Murder Trial Puts Focus on Land Rights
Sunday, February 4, 2007; 12:21 PM
ABBEVILLE, S.C. -- Bullet holes still pepper a small house on the outskirts of town where two law officers died in a gunbattle over a patch of land the state wanted to take for a highway project.
Property rights advocates will be watching closely Monday as jury selection begins for the murder trial of Steven Bixby, a 39-year-old New Hampshire transplant who officials say threatened violence against any officer who set foot on his land.
Some residents of the town of 6,000 near the Georgia line fear the trial will reopen wounds and paint the area as a bastion for anti-government activity.
"We were just devastated by the whole situation," said store owner Patricia Pelfrey, shuddering and wrapping her arms around herself as she recalled hearing the shots exchanged that December day in the 14-hour standoff. "Lord forbid we have anything like that again."
Prosecutors are seeking the death penalty against Bixby in the 2003 killings of Abbeville County sheriff's Sgt. Danny Wilson and state constable Donnie Ouzts. Bixby's father, Arthur, also is charged with murder but is to be tried separately.
Authorities say the Bixbys were angry over plans to widen a state highway that has since taken up some of the land in front of the their home. State transportation officials say the strip of land was purchased from a previous owner decades earlier.
The Bixbys left New Hampshire about a decade ago after participating in a group angry with zoning laws and taxes.
"When I think of the Bixbys, it's like the arc that anti-government folks take," said Heidi Beirich, spokeswoman for the Southern Poverty Law Center, the Alabama-based civil rights watchdog group. "You start not paying your taxes, you start hating the government, you get involved reading publications from patriot groups. So many of them end up committing acts of violence."

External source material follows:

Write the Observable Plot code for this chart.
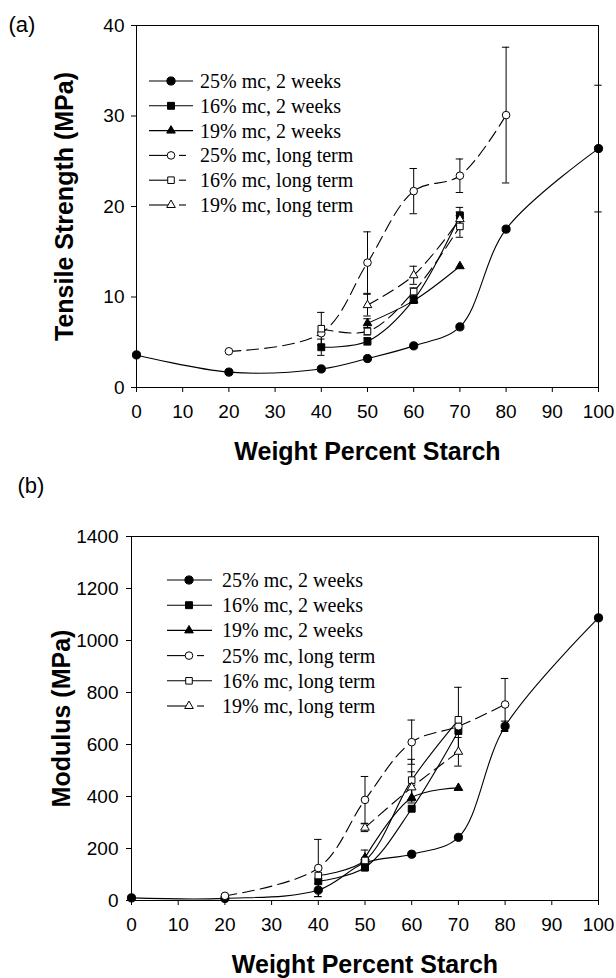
<!DOCTYPE html>
<html><head><meta charset="utf-8">
<script src="https://cdn.jsdelivr.net/npm/d3@7"></script>
<script src="https://cdn.jsdelivr.net/npm/@observablehq/plot@0.6"></script>
<style>
body{margin:0;background:#fff;}
#chart{width:616px;}
#chart svg{display:block;background:#fff;}
</style></head><body><div id="chart"></div>
<script>
// ---------- labels ----------
const seriesNames = ["25% mc, 2 weeks","16% mc, 2 weeks","19% mc, 2 weeks","25% mc, long term","16% mc, long term","19% mc, long term"];
const xTicks = [0,10,20,30,40,50,60,70,80,90,100];
const yTicksA = [0,10,20,30,40];
const yTicksB = [0,200,400,600,800,1000,1200,1400];
const xTitle = "Weight Percent Starch";
const yTitleA = "Tensile Strength (MPa)";
const yTitleB = "Modulus (MPa)";

// ---------- panel (a): tensile strength (MPa) ----------
const tsX_25_2w = [0,20,40,50,60,70,80,100];
const tsY_25_2w = [3.6,1.7,2.05,3.2,4.6,6.7,17.5,26.4];
const tsE_25_2w = [0,0,0,0,0,0,0,7];
const tsX_16_2w = [40,50,60,70];
const tsY_16_2w = [4.45,5.1,9.7,19.0];
const tsE_16_2w = [0.9,0.4,0.4,0.9];
const tsX_19_2w = [50,60,70];
const tsY_19_2w = [7.1,9.6,13.4];
const tsE_19_2w = [0.5,0.3,0];
const tsX_25_lt = [20,40,50,60,70,80];
const tsY_25_lt = [4.0,6.0,13.8,21.7,23.4,30.1];
const tsE_25_lt = [0,0,3.4,2.5,1.85,7.5];
const tsX_16_lt = [40,50,60,70];
const tsY_16_lt = [6.5,6.2,10.6,17.8];
const tsE_16_lt = [1.8,0.4,0.4,1.2];
const tsX_19_lt = [50,60,70];
const tsY_19_lt = [9.1,12.4,18.6];
const tsE_19_lt = [1.2,1.0,0.8];

// ---------- panel (b): modulus (MPa) ----------
const mX_25_2w = [0,20,40,50,60,70,80,100];
const mY_25_2w = [10,8,40,145,178,243,670,1087];
const mE_25_2w = [0,0,25,0,0,0,20,0];
const mX_16_2w = [40,50,60,70];
const mY_16_2w = [74,127,353,652];
const mE_16_2w = [0,0,0,0];
const mX_19_2w = [50,60,70];
const mY_19_2w = [165,395,433];
const mE_19_2w = [0,0,0];
const mX_25_lt = [20,40,50,60,70,80];
const mY_25_lt = [18,125,387,609,670,754];
const mE_25_lt = [0,110,90,85,0,100];
const mX_16_lt = [40,50,60,70];
const mY_16_lt = [96,154,463,695];
const mE_16_lt = [0,40,80,125];
const mX_19_lt = [50,60,70];
const mY_19_lt = [280,435,572];
const mE_19_lt = [15,60,55];

// ---------- styles ----------
const symbols = ["circle","square","triangle","circle","square","triangle"];
const filled  = [true,true,true,false,false,false];
const radii   = [4.1,3.9,3.2,3.8,3.7,3.2];
const dashA   = [false,false,false,true,true,true];
const dashB   = [false,false,false,true,false,true];
const DASH = "12,6";

function rowsOf(xs, ys, es){ return xs.map((x,i)=>({x, y: ys[i], e: es[i]})); }

const seriesA = [
  rowsOf(tsX_25_2w, tsY_25_2w, tsE_25_2w),
  rowsOf(tsX_16_2w, tsY_16_2w, tsE_16_2w),
  rowsOf(tsX_19_2w, tsY_19_2w, tsE_19_2w),
  rowsOf(tsX_25_lt, tsY_25_lt, tsE_25_lt),
  rowsOf(tsX_16_lt, tsY_16_lt, tsE_16_lt),
  rowsOf(tsX_19_lt, tsY_19_lt, tsE_19_lt)
];
const seriesB = [
  rowsOf(mX_25_2w, mY_25_2w, mE_25_2w),
  rowsOf(mX_16_2w, mY_16_2w, mE_16_2w),
  rowsOf(mX_19_2w, mY_19_2w, mE_19_2w),
  rowsOf(mX_25_lt, mY_25_lt, mE_25_lt),
  rowsOf(mX_16_lt, mY_16_lt, mE_16_lt),
  rowsOf(mX_19_lt, mY_19_lt, mE_19_lt)
];

function panel(cfg){
  const marks = [];
  cfg.series.forEach((rows,i)=>{
    marks.push(Plot.line(rows, {x:"x", y:"y", curve:"catmull-rom", stroke:"#000", strokeWidth:1.1,
      strokeDasharray: cfg.dash[i] ? DASH : null}));
  });
  cfg.series.forEach((rows)=>{
    const er = rows.filter(d=>d.e>0);
    marks.push(Plot.ruleX(er, {x:"x", y1:d=>d.y-d.e, y2:d=>d.y+d.e, stroke:"#000", strokeWidth:1}));
    marks.push(Plot.ruleY(er, {y:d=>d.y+d.e, x1:d=>d.x-0.8, x2:d=>d.x+0.8, stroke:"#000", strokeWidth:1}));
    marks.push(Plot.ruleY(er, {y:d=>d.y-d.e, x1:d=>d.x-0.8, x2:d=>d.x+0.8, stroke:"#000", strokeWidth:1}));
  });
  cfg.series.forEach((rows,i)=>{
    marks.push(Plot.dot(rows, {x:"x", y:"y", symbol: symbols[i], r: radii[i],
      fill: filled[i] ? "#000" : "#fff", stroke:"#000", strokeWidth:1}));
  });
  marks.push(Plot.frame({stroke:"#000", strokeWidth:1}));
  marks.push(Plot.axisX({ticks: xTicks, tickSize:5, tickPadding:12, label:null, fontSize:19, tickFormat: d3.format("d")}));
  marks.push(Plot.axisY({ticks: cfg.yTicks, tickSize:5, tickPadding:cfg.yPad, label:null, fontSize:19, tickFormat: d3.format("d")}));
  marks.push(Plot.text([xTitle], {frameAnchor:"bottom", lineAnchor:"middle", textAnchor:"middle", dy:64, fontSize:25, fontWeight:"bold"}));
  marks.push(Plot.text([cfg.yTitle], {frameAnchor:"left", rotate:-90, textAnchor:"middle", lineAnchor:"middle", dx:cfg.yTitleDx, fontSize:25, fontWeight:"bold"}));
  marks.push(Plot.text([cfg.tag], {frameAnchor:"top-left", textAnchor:"start", lineAnchor:"middle", dx:cfg.tagDx, dy:cfg.tagDy, fontSize:22}));
  const svg = Plot.plot({
    width:616, height:cfg.height,
    marginTop:cfg.mt, marginBottom:cfg.mb, marginLeft:cfg.ml, marginRight:cfg.mr,
    style:{fontFamily:"'Liberation Sans', Arial, Helvetica, sans-serif", fontSize:"19px", color:"#000", background:"#fff"},
    x:{domain:[0,100]},
    y:{domain:cfg.yDomain},
    marks
  });
  // legend inside the frame
  const g = d3.select(svg).append("g").attr("text-anchor","start");
  const L = cfg.legend;
  const symMap = {circle: d3.symbolCircle, square: d3.symbolSquare, triangle: d3.symbolTriangle};
  seriesNames.forEach((name,i)=>{
    const y = L.y0 + L.dy*i;
    if (cfg.dash[i]) {
      g.append("line").attr("x1",L.x1).attr("x2",L.xm).attr("y1",y).attr("y2",y).attr("stroke","#000").attr("stroke-width",1.1);
      g.append("line").attr("x1",L.xm+8).attr("x2",L.xm+15).attr("y1",y).attr("y2",y).attr("stroke","#000").attr("stroke-width",1.1);
    } else {
      g.append("line").attr("x1",L.x1).attr("x2",L.x2).attr("y1",y).attr("y2",y).attr("stroke","#000").attr("stroke-width",1.1);
    }
    g.append("path").attr("d", d3.symbol(symMap[symbols[i]], Math.PI*radii[i]*radii[i])())
      .attr("transform",`translate(${L.xm},${y})`)
      .attr("fill", filled[i] ? "#000" : "#fff").attr("stroke","#000").attr("stroke-width",1);
    g.append("text").attr("x",L.xt).attr("y",y+7).attr("text-anchor","start").text(name)
      .attr("font-family","'Liberation Serif','Times New Roman',serif").attr("font-size",20).attr("fill","#000");
  });
  return svg;
}

const chart = document.getElementById("chart");
chart.appendChild(panel({
  series: seriesA, dash: dashA, yDomain:[0,40], yTicks: yTicksA, yPad:7,
  height:470, mt:25, mb:83, ml:136, mr:18,
  yTitle: yTitleA, yTitleDx:-72, tag:"(a)", tagDx:-128, tagDy:-1,
  legend:{x1:149, xm:171, x2:193, xt:200, y0:81, dy:24.8}
}));
chart.appendChild(panel({
  series: seriesB, dash: dashB, yDomain:[0,1400], yTicks: yTicksB, yPad:8,
  height:508, mt:66, mb:78, ml:131, mr:18,
  yTitle: yTitleB, yTitleDx:-70, tag:"(b)", tagDx:-114, tagDy:-51,
  legend:{x1:167, xm:189, x2:212, xt:222, y0:110, dy:25.2}
}));
</script></body></html>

Some of the property rights advocates who have made Bixby's case a minor cause celebre, saying he had the right to defend the 20-foot parcel, were expected to attend the trial.
Civil rights watchdogs say part of the case's attraction for people who protest government control is Abbeville's place in U.S. history. One of the first meetings on whether South Carolina should leave the Union took place in 1860 on what is now called "Secession Hill." Confederate President Jefferson Davis held his last Cabinet meeting at a mansion here in 1865, just days before he was arrested.
In the confrontation at the Bixby home, Wilson was the first to die. He had gone there to discuss the family's anger over the road and was shot on the front porch, his body then dragged inside, according to authorities.
A statement Steven Bixby gave after his arrest said the deputy reached for his gun. A judge said last month the statement could be used at his trial.
"We told him to leave because it was private property. After we told him to leave, the deputy reached for and unsnapped his sidearm. The deputy had a real attitude and was not in any mood to talk," Bixby told State Law Enforcement Division agents.
Ouzts was sent to check on Wilson. He was shot as he stepped out of his patrol car and died on the way to a hospital.
Police surrounded the house for the rest of the day, and hundreds of rounds were exchanged.
Arthur Bixby was wounded in the fusillade. No trial date has not been set for him and a prosecutor has not decided whether to seek the death penalty. Rita Bixby, Steven's mother, wasn't home at the time but she was charged as an accessory because authorities say she knew her family planned to harm officers.